Bir kez daha bu kürsüden sizlere arz ettim, tekrar arz edeyim: Bayramdan önce Suriye'de bir akrabam, eşimin teyzesi raporlar almış, Mardin'den Türkiye'ye geçecek yani Şenyurt veya Kamışlı, neyse. Hükûmet belli dönemlerde izin veriyor. O dönemin İçişleri Bakanlığı Müsteşarına bizzat ulaştım ve -ondan sonra Kamu Güvenliği Müsteşarı oldu bu arkadaşımız- rica ettim, ben hasta olan teyzemizi getiremedim, hâlen orada. Getiremedim, Mardin Valiliğiyle de getiremedim, İçişleri Bakanlığı Müsteşarına da rica ettim, getiremedim. Aynı ailenin, bu teyzenin bir diğer oğlu ve öbür bir teyzemizin oğlu, bunlar bir şekilde kendi başlarının çaresine baktılar, Türkiye'ye geldiler. Açtım, aradım, rica ettim, dedim ki: Aman, bu insan kaçakçılarının ağına düşmeyin, gitmeyin. Biri şu anda Bulgaristan'da, Avrupa'ya geçemiyor, Almanya'ya gidemiyor; öbürü de Bulgaristan'da yakalandı, tutuklu.

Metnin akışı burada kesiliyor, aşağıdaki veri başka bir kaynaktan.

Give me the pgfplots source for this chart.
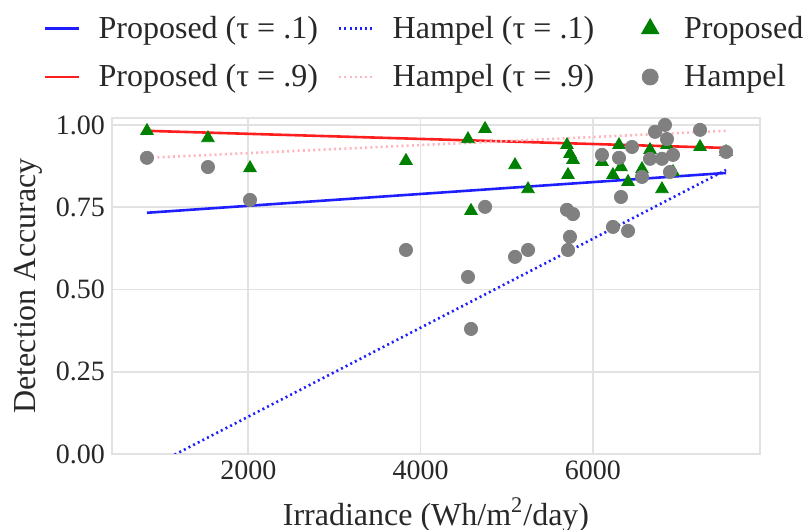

Peki, siz kendi sınırlarınızı, kendi topraklarınızı ve "kardeşim" dediğiniz insanları niye bu durumlara sokuyorsunuz? Eğer bu insanlar burada misafir edilecekse doğru düzgün misafir edilecek, eğer gitmek istiyorlarsa yine uluslararası normlar, standartlar neyse, canları tehlikeye atılmadan, ölmeden, öldürülmeden, ölümlerine sebebiyet verilmeden bu insanlar gönderilecek yoksa "Geldiler, ne yapayım?", "Gittiler, ne yapayım?", "Ölen ölsün, kalan sağlar benim." dediğiniz vakit, inan edin, bu cinayetlerin vebali üzerinizde kalır, "kalmıyor" diyorsanız, gelin bir izahatta bulunun. "Hayır, bunların bu şekilde gelmesi de normal, bunların gece karanlığında yağmurda, çamurda, dalgada, fırtınada kayıklara, takalara binip de kaçmaları ve boğulmaları da normal. Bizi ilgilendirmiyor, alakadar etmiyor." diyorsanız buyurun, söyleyin, kayda geçsin bunlar, buradan kayda geçsin.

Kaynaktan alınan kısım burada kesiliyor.